From 1980 to 1983 factorial experiments at Saxmundham were made on winter wheat following beans, so as to minimize losses from foot and root rots and increase potential yields. All tested seed-bed N, and amounts and times of application of N in spring, both with and without sprays intended to limit losses from aphids and from diseases. The tests were made on one semi-dwarf variety in 1980 and on two contrasting varieties from 1981 to 1983. In 1982 and 1983 a comparison was made between wheat following beans and wheat following wheat; all treatments were applied cumulatively to the two successive wheat crops.

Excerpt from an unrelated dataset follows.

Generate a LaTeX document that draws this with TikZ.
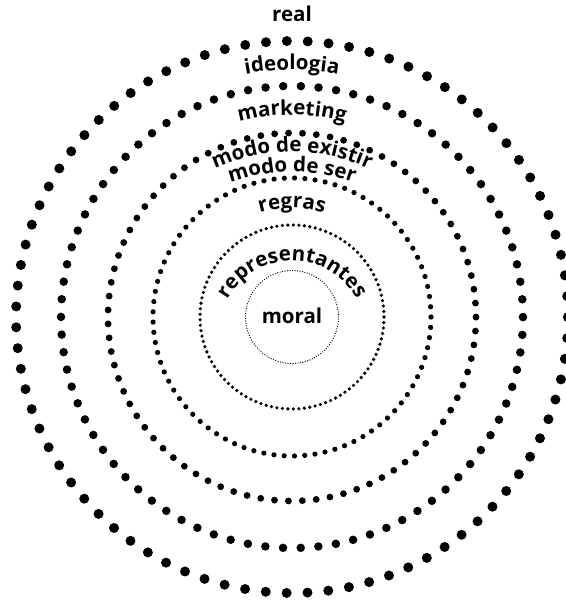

In 1980 and in 1981 N given in March greatly increased the number of shoots in April but had little effect on the final number of ears. Yields of grain were greatly increased by N given during April and by sequential sprays with fungicides and aphicide; these two factors interacted so that responses to N were larger with the sprays than without. Yield responses to seed-bed N, although small, were greater than the benefits from applying divided instead of single N dressings in spring. The number of ears was greatly increased by increasing the amount of N given in April, but only slightly by any of the other treatments. The weight of 1000 grains was greatly increased by the sprays of aphicide and fungicides and was decreased by N in 1981, but not in 1980. Largest yields of grain were 10·14 t/ha in 1980 and 10·91 t/ha in 1981 when N was given in spring at 160 and 200 kg/ha respectively, and the crops were sprayed with pesticides.
In 1982 and 1983 N applied in March again greatly increased the number of shoots in April, but not the final number of ears. Yields of grain were larger after beans than after wheat, mainly because the number of ears and the weight of 1000 grains were greater. This may have been because take-all (Gaeumannomyces graminisvar. tritici) was more severe where wheat followed wheat. Previous cropping also interacted with variety; Avalon yielded slightly less than Norman where take-all was slight but much less where take-all was severe. Where N was given the mean loss in yield from growing Avalon rather than Norman in the 2 years was 2·47 t/ha after wheat and 0·37 t/ha after beans. The take-all disease ratings of Norman and Avalon after wheat were 132 and 197 respectively. Yields of grain were greatly increased by N given during April, especially of wheat following wheat and where it was protected with sprays; then the mean yield was only 2·79 t/ha without N but 8·78 with 235 kg N/ha. Where wheat followed beans, yields were 6·89 t/ha without N and 11·07 with 175 kg N/ha. Applying N to the seed bed increased yields slightly, and again by more than by dividing the dressing of N in spring. The number of ears was greatly increased by N in spring and a little by all the other factors that increased grain yield. The weight of 1000 grains was increased greatly by the sprays of aphicide and fungicides, was decreased by N, and was larger for Norman than for Avalon.
In 1980–1, after beans, the mean amounts of N removed by the grain (where aphicide and fungicides were given) ranged from 81 kg/ha without N fertilizer to 167 where most N was given. In 1982–3 comparable values ranged from 86 kg N/ha to 191 where wheat followed beans and from 35 kg N/ha to 168 where wheat followed wheat.